Frau Merkel, Sie haben mehrfach Ihre Aussage wiederholt, daß Sie Menschen in Notsituationen ein freundliches Gesicht zeigen wollen. Aber ganz abgesehen davon, daß das freundliche Gesicht mit den geplanten Internierungslagern an der Grenze zu einer ziemlich hässlichen Grimasse zu werden droht, fragen sich auch viele: Wo war und wo ist Ihr freundliches Gesicht gegenüber Menschen in Notsituationen hier im Land?

Wo ist Ihr freundliches Gesicht gegenüber denen, die von Jobcentern gedemütigt und in miese Billiglohnjobs gedrängt werden? Wo ist Ihr freundliches Gesicht gegenüber der alleinerziehenden Mutter, die ihre Kinder nur noch dank des Angebots der Tafeln satt bekommt? Wo ist Ihr freundliches Gesicht gegenüber der wachsenden Zahl von Menschen, denen nach einem langen Arbeitsleben Armut im Alter droht?

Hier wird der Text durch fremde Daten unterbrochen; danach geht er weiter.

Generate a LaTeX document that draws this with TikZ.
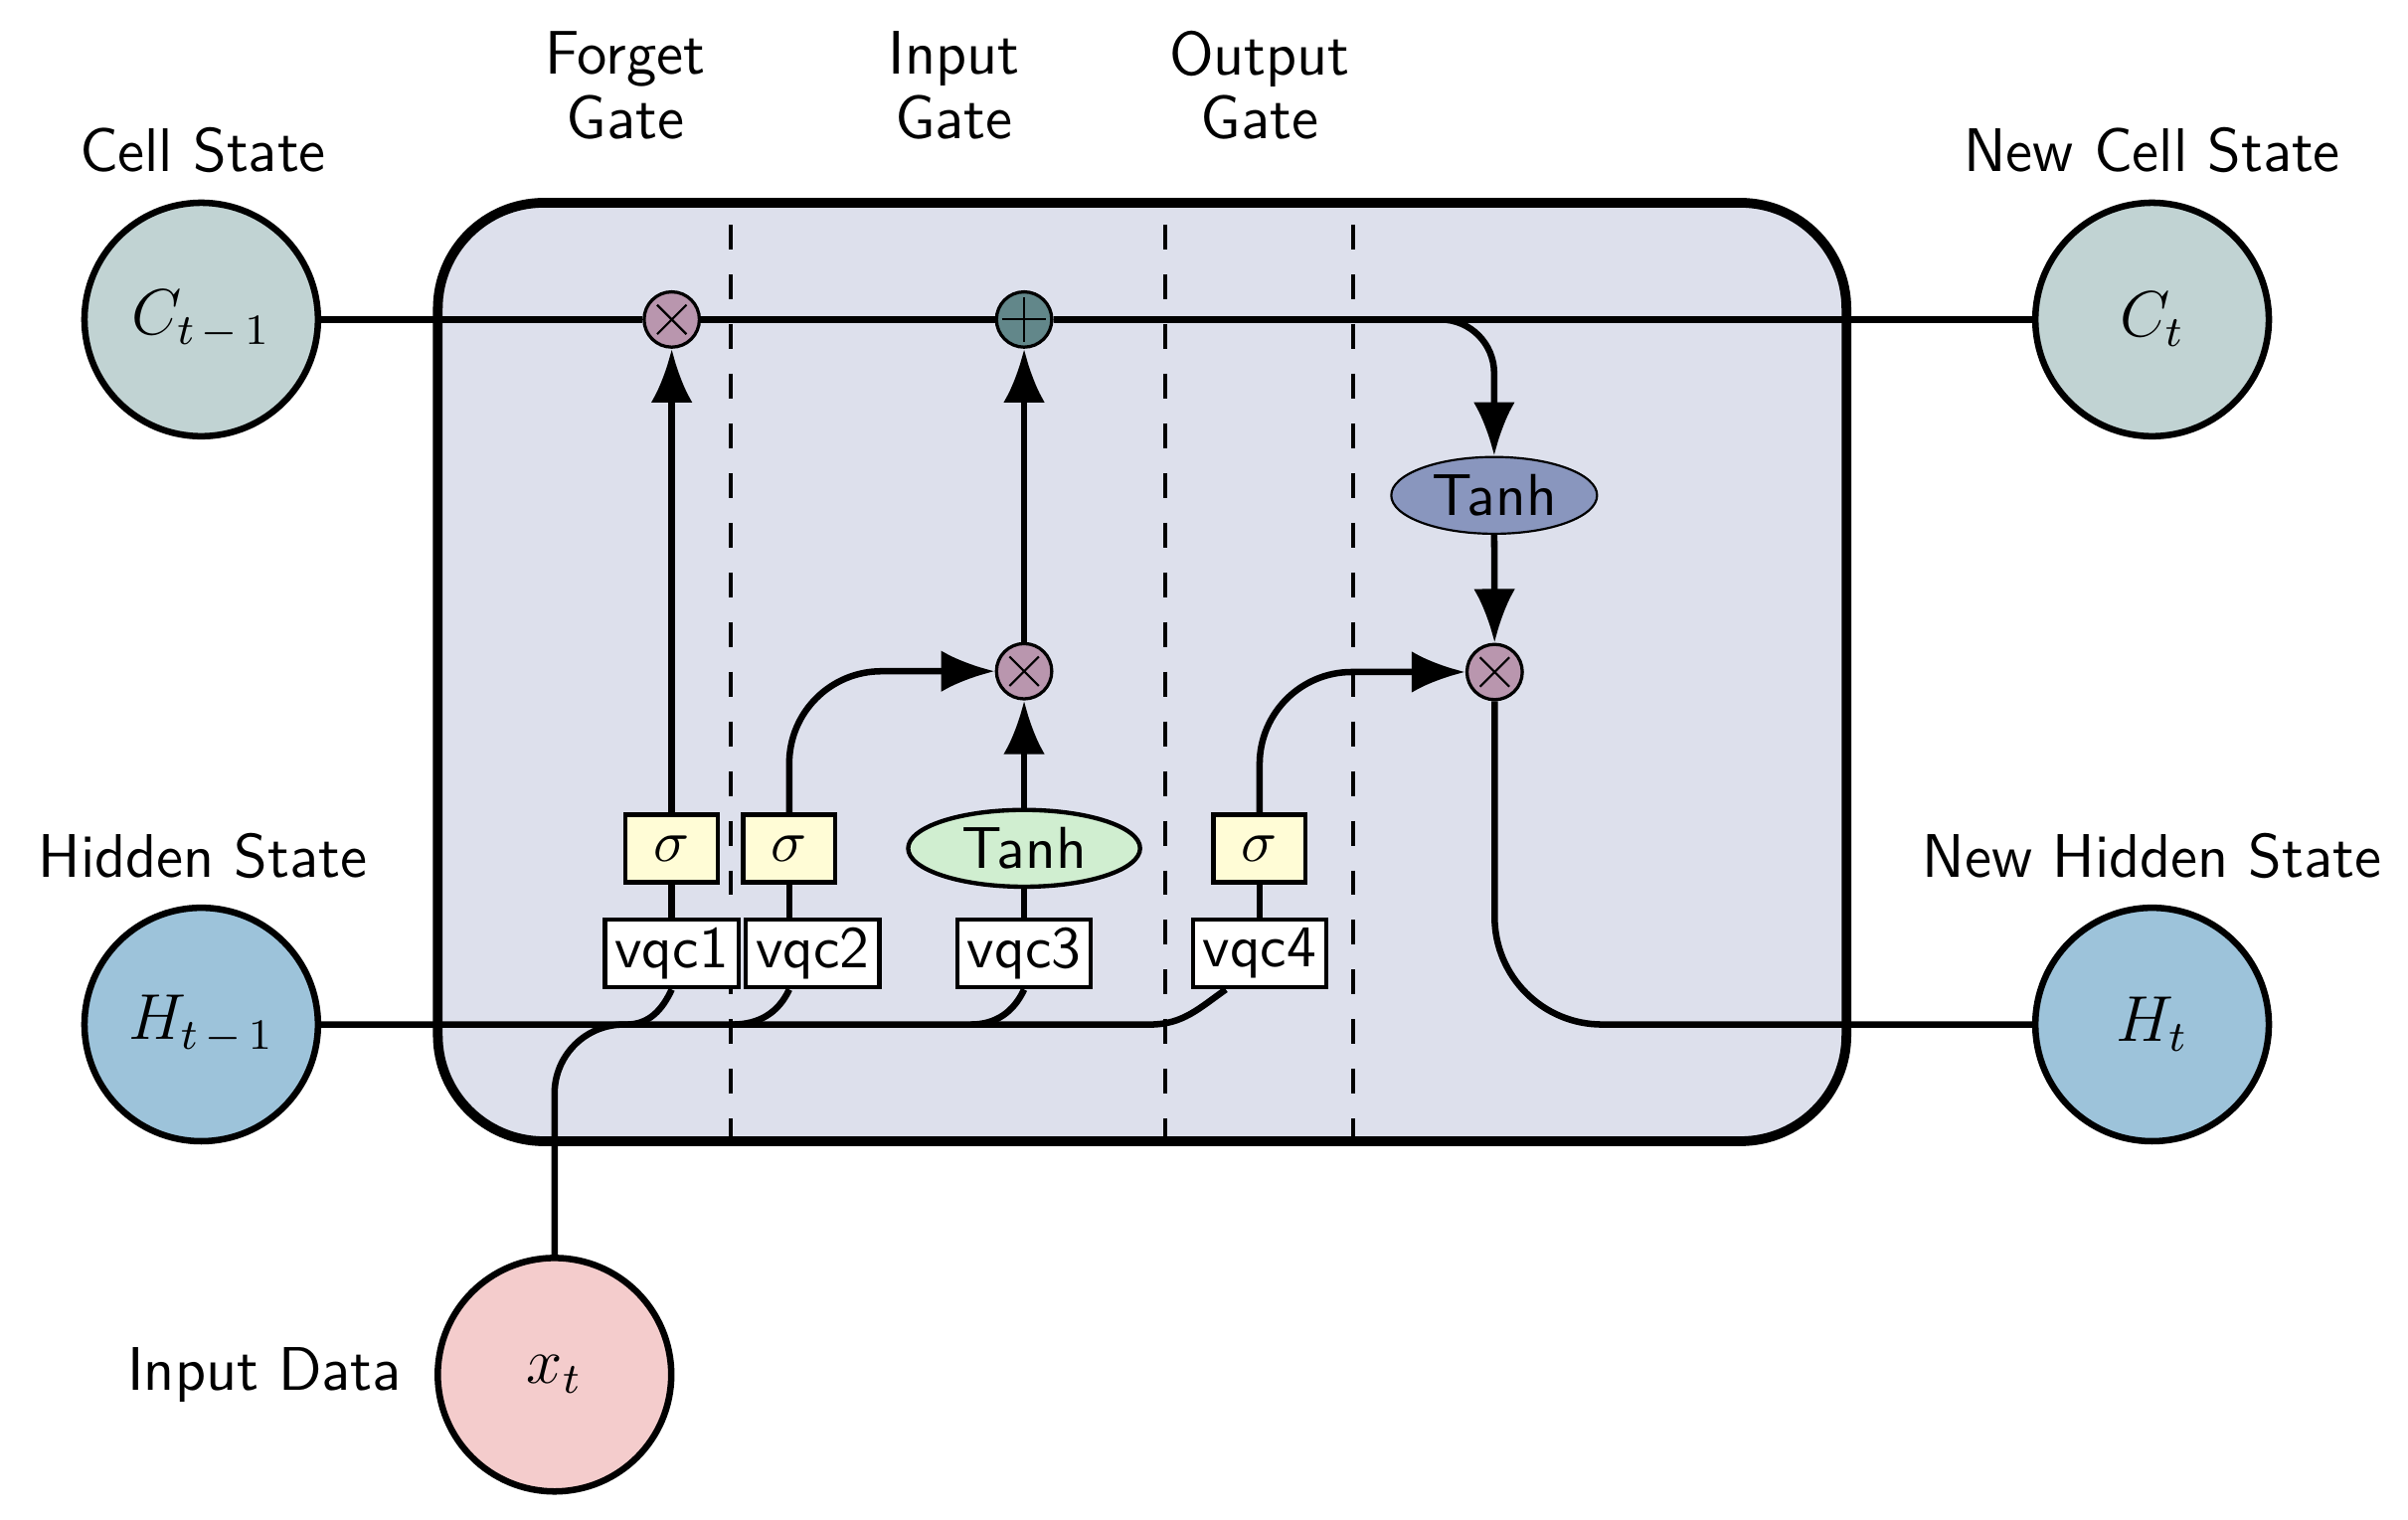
\documentclass[tikz,border=0pt,11pt]{standalone}
\usepackage{amsmath,amssymb}
\usepackage{tikz}
\usetikzlibrary{arrows.meta}
\usetikzlibrary{shapes.geometric}
\usetikzlibrary{positioning}

\definecolor{cellcol}{RGB}{193,211,211}
\definecolor{hidcol}{RGB}{157,195,218}
\definecolor{inpcol}{RGB}{244,204,204}
\definecolor{boxcol}{RGB}{221,224,236}
\definecolor{multcol}{RGB}{185,150,174}
\definecolor{pluscol}{RGB}{98,135,138}
\definecolor{tanhccol}{RGB}{137,150,190}
\definecolor{tanhicol}{RGB}{208,238,208}
\definecolor{sigcol}{RGB}{255,252,214}

\begin{document}
\begin{tikzpicture}[font=\fontsize{11.4}{13.7}\sffamily,
    state/.style={circle, draw, very thick, minimum size=1.52cm, inner sep=0pt, font=\large},
    mult/.style={circle, draw, semithick, fill=multcol, minimum size=3.6mm, inner sep=0pt,
      path picture={\draw[thin]
        ([shift={(45:1.35mm)}]path picture bounding box.center) -- ([shift={(225:1.35mm)}]path picture bounding box.center)
        ([shift={(135:1.35mm)}]path picture bounding box.center) -- ([shift={(-45:1.35mm)}]path picture bounding box.center);}},
    addop/.style={circle, draw, semithick, fill=pluscol, minimum size=3.6mm, inner sep=0pt,
      path picture={\draw[thin]
        ([yshift=1.45mm]path picture bounding box.center) -- ([yshift=-1.45mm]path picture bounding box.center)
        ([xshift=-1.45mm]path picture bounding box.center) -- ([xshift=1.45mm]path picture bounding box.center);}},
    sigbox/.style={draw, thick, fill=sigcol, minimum width=6mm, minimum height=4.4mm, inner sep=0pt},
    vqcbox/.style={draw, thick, fill=white, minimum width=8.7mm, minimum height=4.4mm, inner sep=0pt, font=\fontsize{10.95}{13}\sffamily},
    tanhbox/.style={ellipse, draw, minimum height=5mm, inner sep=0pt, font=\fontsize{10.95}{13}\sffamily},
    gatelabel/.style={align=center, font=\fontsize{11.4}{11.9}\sffamily},
    conn/.style={very thick},
    arrow/.style={very thick, -{Latex[length=3.5mm,width=2.7mm]}}]
      \useasboundingbox (0,0) rectangle (15.676,-9.89);

      % cell body and gate separators
      \draw[line width=1.8pt, fill=boxcol, rounded corners=6.9mm] (2.85,-1.32) rectangle (12.02,-7.43);
      \draw[line width=0.7pt, dash pattern=on 4.6pt off 4.6pt] (4.757,-1.463) -- (4.757,-7.43);
      \draw[line width=0.7pt, dash pattern=on 4.6pt off 4.6pt] (7.584,-1.463) -- (7.584,-7.43);
      \draw[line width=0.7pt, dash pattern=on 4.6pt off 4.6pt] (8.81,-1.463) -- (8.81,-7.43);

      % states
      \node[state, fill=cellcol] (Ctm1) at (1.31,-2.08) {$C_{t\,-\,1}$};
      \node[state, fill=hidcol] (Htm1) at (1.31,-6.67) {$H_{t\,-\,1}$};
      \node[state, fill=inpcol] (xt) at (3.61,-8.95) {$x_t$};
      \node[state, fill=cellcol] (Ct) at (14.01,-2.08) {$C_t$};
      \node[state, fill=hidcol] (Ht) at (14.01,-6.67) {$H_t$};

      \node (lCtm1) at (1.32,-0.98) {Cell State};
      \node (lHtm1) at (1.32,-5.57) {Hidden State};
      \node[left=0.8mm of xt] (lxt) {Input Data};
      \node (lCt) at (14.01,-0.98) {New Cell State};
      \node (lHt) at (14.01,-5.57) {New Hidden State};

      \node[gatelabel] (lforget) at (4.07,-0.555) {Forget\\Gate};
      \node[gatelabel] (linput) at (6.21,-0.555) {Input\\Gate};
      \node[gatelabel] (loutput) at (8.20,-0.555) {Output\\Gate};

      % operations
      \node[mult] (mulf) at (4.373,-2.08) {};
      \node[addop] (plus) at (6.667,-2.08) {};
      \node[mult] (muli) at (6.667,-4.37) {};
      \node[mult] (mulo) at (9.73,-4.375) {};
      \node[tanhbox, fill=tanhccol, minimum width=1.34cm] (tanhc) at (9.727,-3.225) {Tanh};

      \node[sigbox] (sig1) at (4.373,-5.523) {$\sigma$};
      \node[sigbox] (sig2) at (5.138,-5.523) {$\sigma$};
      \node[tanhbox, thick, fill=tanhicol, minimum width=1.51cm] (tanhi) at (6.667,-5.523) {Tanh};
      \node[sigbox] (sig4) at (8.20,-5.523) {$\sigma$};

      \node[vqcbox] (vqc1) at (4.373,-6.208) {vqc1};
      \node[vqcbox] (vqc2) at (5.29,-6.208) {vqc2};
      \node[vqcbox] (vqc3) at (6.667,-6.208) {vqc3};
      \node[vqcbox] (vqc4) at (8.20,-6.208) {vqc4};

      \coordinate (bus1) at (4.08,-6.67);
      \coordinate (bus2) at (4.77,-6.67);
      \coordinate (bus3) at (6.32,-6.67);
      \coordinate (bus4) at (7.49,-6.67);

      % cell state
      \draw[conn] (Ctm1) -- (mulf) -- (plus) -- (Ct);
      \draw[arrow, rounded corners=3.5mm] (plus.east) -| (tanhc.north);
      \draw[arrow] (tanhc) -- (mulo);
      \draw[conn, rounded corners=7mm] (mulo.south) |- (Ht.west);

      % hidden state and input
      \draw[conn] (Htm1) -- (bus4) to[out=0,in=-145] ([xshift=-2.2mm]vqc4.south);
      \draw[conn, rounded corners=4.5mm] (xt) |- (bus1);
      \draw[conn] (bus1) to[out=0,in=-115] (vqc1.south);
      \draw[conn] (bus2) to[out=0,in=-115] (vqc2.south -| sig2.south);
      \draw[conn] (bus3) to[out=0,in=-115] (vqc3.south);

      % gates
      \draw[conn] (vqc1) -- (sig1);
      \draw[arrow] (sig1) -- (mulf);
      \draw[conn] (sig2.south) -- (sig2.south |- vqc2.north);
      \draw[arrow, rounded corners=6mm] (sig2.north) |- (muli.west);
      \draw[conn] (vqc3) -- (tanhi);
      \draw[arrow] (tanhi) -- (muli);
      \draw[arrow] (muli) -- (plus);
      \draw[conn] (vqc4) -- (sig4);
      \draw[arrow, rounded corners=6mm] (sig4.north) |- (mulo.west);
    \end{tikzpicture}
\end{document}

All diese Notsituationen lassen Sie seit vielen Jahren zu – mit einem ziemlich ungerührten Gesicht. Ich erinnere Sie daran, wie viel Geld Sie über Nacht bereitgestellt haben, als deutsche Banken ins Taumeln gerieten. Heute taumeln in Deutschland Städte und Gemeinden, aber Sie hantieren mit Kleinbeträgen.